- First tankōbon volume cover, featuring Hanada Ichiro

花田少年史
- Genre: Comedy-drama; Slice of life; Supernatural;
- Written by: Makoto Isshiki
- Published by: Kodansha
- Imprint: Mister Magazine KC
- Magazine: Mr. Magazine
- Original run: 1993 – 1995
- Volumes: 4
- Directed by: Masayuki Kojima
- Produced by: Hiroshi Yamashita; Manabu Tamura; Masao Maruyama;
- Music by: Yoshihisa Hirano
- Studio: Madhouse
- Original network: Nippon TV
- Original run: October 2, 2002 – March 26, 2003
- Episodes: 25
- Directed by: Nobuo Mizuta
- Written by: Sumio Ōmori
- Music by: Taro Iwashiro
- Studio: Shochiku
- Released: August 19, 2006
- Anime and manga portal

= Hanada Shōnen Shi =

Media franchise based on Japanese manga by Makoto Isshiki

Hanada Shōnen Shi (花田少年史) is a Japanese manga series written and illustrated by Makoto Isshiki. It was serialized in Kodansha's seinen manga magazine Mr. Magazine from 1993 to 1995, with its chapters collected in four tankōbon volumes. The story follows a mischievous young boy, called Hanada Ichiro, who attains the ability to see and talk to the supernatural after an accident to the back of his head.

A 25-episode anime television series by Madhouse was broadcast on Nippon TV from October 2002 to March 2003. A live-action film adaptation premiered in August 2006.

In 1995, Hanada Shōnen Shi won the 19th Kodansha Manga Award in the general category.

==Plot==
Hanada Ichiro is the troublemaker in a small village. After being hit by a truck and getting stitches in the back of his head, he gains the ability to see ghosts, all of whom want him to fulfill their unfinished business.

==Media==
===Manga===
Written and illustrated by Makoto Isshiki, Hanada Shōnen Shi was serialized in Kodansha's seinen manga magazine Mr.

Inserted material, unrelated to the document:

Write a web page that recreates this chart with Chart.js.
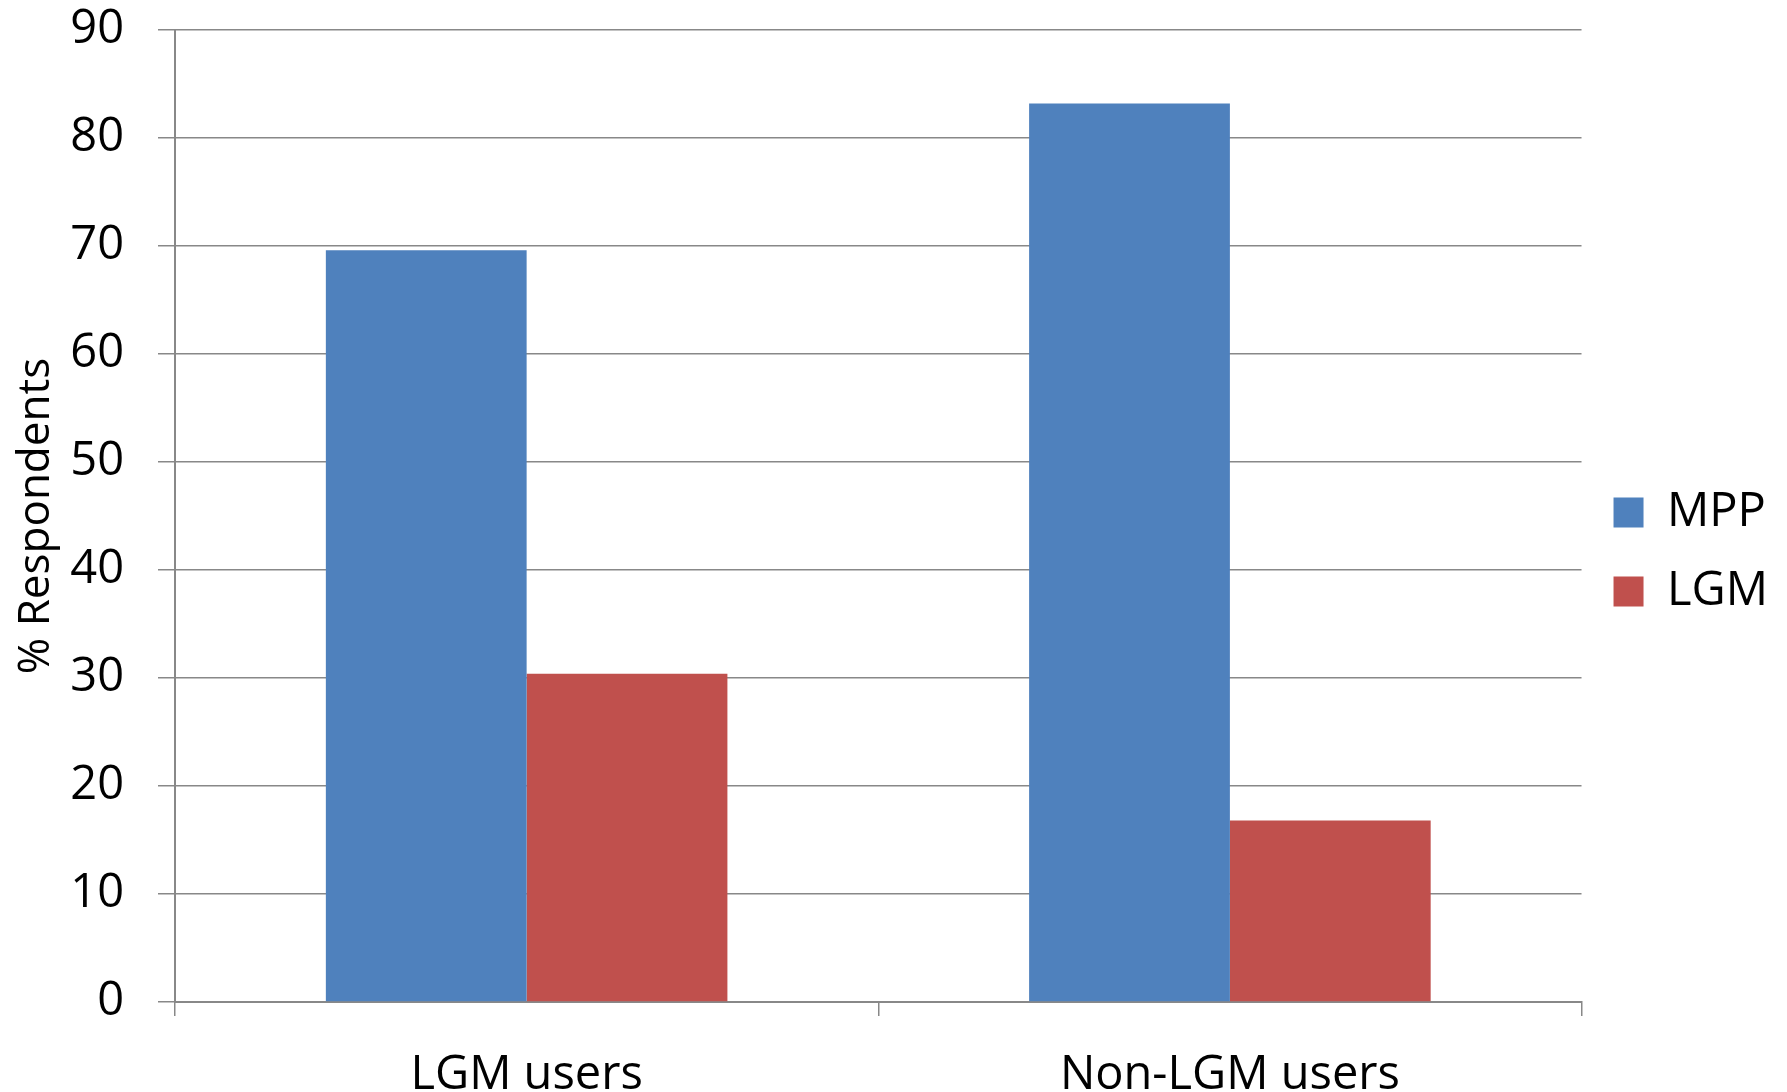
<!DOCTYPE html>
<html>
<head>
<meta charset="utf-8">
<script src="https://cdn.jsdelivr.net/npm/chart.js@4"></script>
<style>
    html, body { margin: 0; padding: 0; background: #ffffff; }
    #wrap { width: 1787px; height: 1092px; }
</style>
</head>
<body>
<div id="wrap"><canvas id="chart"></canvas></div>
<script>
const categories = ["LGM users", "Non-LGM users"];
const seriesNames = ["MPP", "LGM"];
const mppValues = [69.6, 83.2];
const lgmValues = [30.4, 16.8];
const yMin = 0;
const yMax = 90;
const yStep = 10;

const gridColor = "#888888";
const font = "'Open Sans', 'DejaVu Sans', sans-serif";

document.addEventListener("DOMContentLoaded", () => {
    const ctx = document.getElementById("chart").getContext("2d");

    new Chart(ctx, {
        type: "bar",
        data: {
            labels: categories,
            datasets: [
                { label: seriesNames[0], data: mppValues, backgroundColor: "#4F81BD" },
                { label: seriesNames[1], data: lgmValues, backgroundColor: "#C0504D" }
            ]
        },
        options: {
            responsive: true,
            maintainAspectRatio: false,
            animation: false,
            categoryPercentage: 0.571,
            barPercentage: 1.0,
            layout: { padding: { top: 12, right: 9, bottom: 0, left: 0 } },
            plugins: {
                legend: {
                    position: "right",
                    labels: {
                        boxWidth: 30,
                        boxHeight: 30,
                        padding: 32,
                        color: "#000000",
                        font: { family: font, size: 47 }
                    }
                },
                tooltip: { enabled: false }
            },
            scales: {
                x: {
                    grid: {
                        offset: true,
                        drawOnChartArea: false,
                        color: gridColor,
                        lineWidth: 1.5,
                        tickLength: 14
                    },
                    border: { color: gridColor, width: 2 },
                    ticks: {
                        color: "#000000",
                        padding: 31,
                        font: { family: font, size: 47 }
                    },
                    afterFit: (scale) => { scale.height = 90; }
                },
                y: {
                    min: yMin,
                    max: yMax,
                    grid: {
                        color: gridColor,
                        lineWidth: 1.5,
                        tickLength: 17
                    },
                    border: { color: gridColor, width: 2 },
                    ticks: {
                        stepSize: yStep,
                        color: "#000000",
                        padding: 34,
                        font: { family: font, size: 47 }
                    },
                    title: {
                        display: true,
                        text: "% Respondents",
                        color: "#000000",
                        padding: { top: 10, bottom: 4 },
                        font: { family: font, size: 44 }
                    },
                    afterFit: (scale) => {
                        scale.width = 175;
                        scale.paddingTop = 30;
                    }
                }
            }
        }
    });
});
</script>
</body>
</html>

Magazine from 1993 to 1995. Kodansha collected its chapters in four tankōbon volumes released from January 1994 to July 1995; it was republished in a four-volume in 1999; a five-volume edition in 2002–03; a five-volume edition in 2006; and five-volume edition in 2015.

===Anime===
A 25-episode anime television series adaptation, directed by Masayuki Kojima and animated by Madhouse, was broadcast on Nippon TV, from October 2, 2002, to March 26, 2003. The opening theme is "The One" and the ending theme is "Drowning", both performed by the American vocal group the Backstreet Boys.

====Music====
The original soundtrack of the anime series was composed by Yoshihisa Hirano. The album was released on March 24, 2003.

===Live-action film===
A live-action film adaptation premiered on August 19, 2006. The film was directed by Nobuo Mizuta and stars Kenta Suga as Ichiro Hanada. It was distributed by Shochiku.

==Reception==
The manga received the 19th Kodansha Manga Award for the general category in 1995.

The anime series received the Tokyo International Anime Festival Grand Prize for the TV Anime category in 2003.